I delivered a rocking version of "You're No Good" a la my idol Linda Ronstadt.

Deb sings "Youre No Good" at the
Don't Give Up Your Day Job III benefit.
The tambo was bought in 1978 inspired by seeing Linda R using one just like it on TV, and I'd only ever used it on stage before in 1984 singing with Sherbet.
We were all judged by a panel comprising musos David McCormack, Sarah McLeod, paulmac and Belinda Chapple. I performed very early on in the night, before the judges had really figured out what the overall standard was, consequently I didn't score as highly as I probably would have if I'd been on later... Nevertheless, I was quite content with my scores of 9,9,8,and 8 respectively, and Sarah did say, "I wanted to be able to say 'You're no good,' but in fact you were quite good!"
I think I did Linda proud. And had a great night in the process. And I've already figured out what I want to sing at the next "Don't Give Up Your Day Job" benefit. Be sure to come along next time, won't you!

I was singing again soon enough — this time at the 2002 APRA staff Christmas Party as part of the evening's entertainment, billed as the APRAholics. As the theme of the party was "kitch", it was decided that a rendition of "The Look of Love" a la Dusty Springfield was in order. Now, we all know that the gorgeous Dusty was never kitch, just very cool, so my performance was delivered accordingly.

Through APRA I was able to develop great relationships with the founding members of Little River Band, especially after the appearance of Birtles, Goble and Shorrock at the 2002 APRA Music Awards. In November 2002 they did a gig at the Enmore Theatre in Sydney that was just glorious, and the party afterwards was great fun, espcially as it was also a celebration of Beeb Birtles' birthday.
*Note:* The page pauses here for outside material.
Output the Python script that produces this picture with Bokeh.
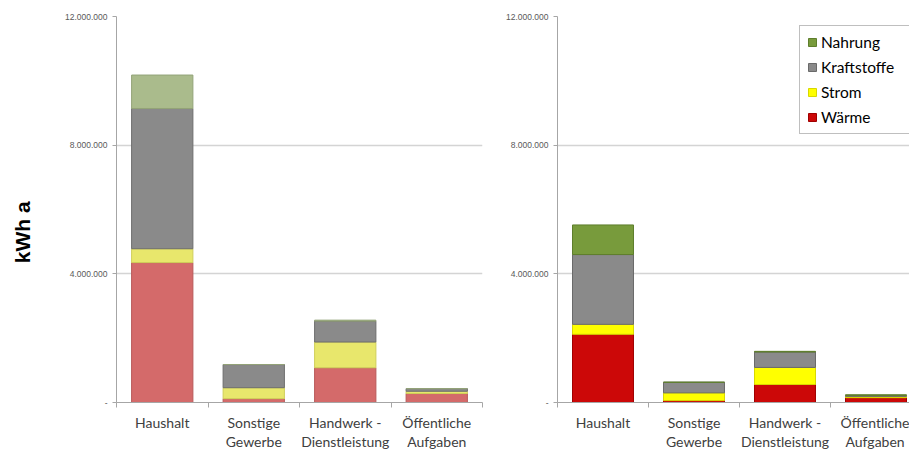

Photographer and friend Bob King was on hand as always.

Deb, Beeb and Beeb's niece Louise

Deb at the post-Enmore Theatre party,
with BGS manager Steve White behind
Other than the APRA Music Awards, the most fun I had each year was going to Tamworth for the Country Music Festival and Golden Guitar Awards, which APRA is a sponsor of. APRA runs songwriting seminars and in 2003 held a cocktail party for members, industry guests and international songwriters who were in Tamworth.
My favourite country songwriter in Australia is Graeme Connors. His annual show on the second Friday of the festival at Tamworth Town Hall is not to be missed. At the APRA cocktail party the night before his gig, I introduced Graeme to my friend Elloise, a Byron Bay pal who is currently on ABC Radio News in Coffs Harbour. She has become a country music nut lately and is a big fan of Graeme, so she was in her element.
Graeme's latest album This Is Life is mentioned in my Top 10 Albums of 2002. You can check out what he is up to on his own Graeme Connors website, too.
Another good mate is Roger Corbett, songwriter and member of the Bushwackers. Here we are with the wonderful wacky Canadian songwriter Fred Eaglesmith (on the right) at the APRA cocktail party at Tamworth in 2003.
You can find out more about the Country Music Festival in Tamworth and everything else in Australian country music at the Country Music Association of Australia's CMAA website. You can see all the winners of the Golden Guitar Awards there.
I left APRA in 2003. It was such a privilege working for the organisation, and if you are a songwriter or composer make sure you are a member!!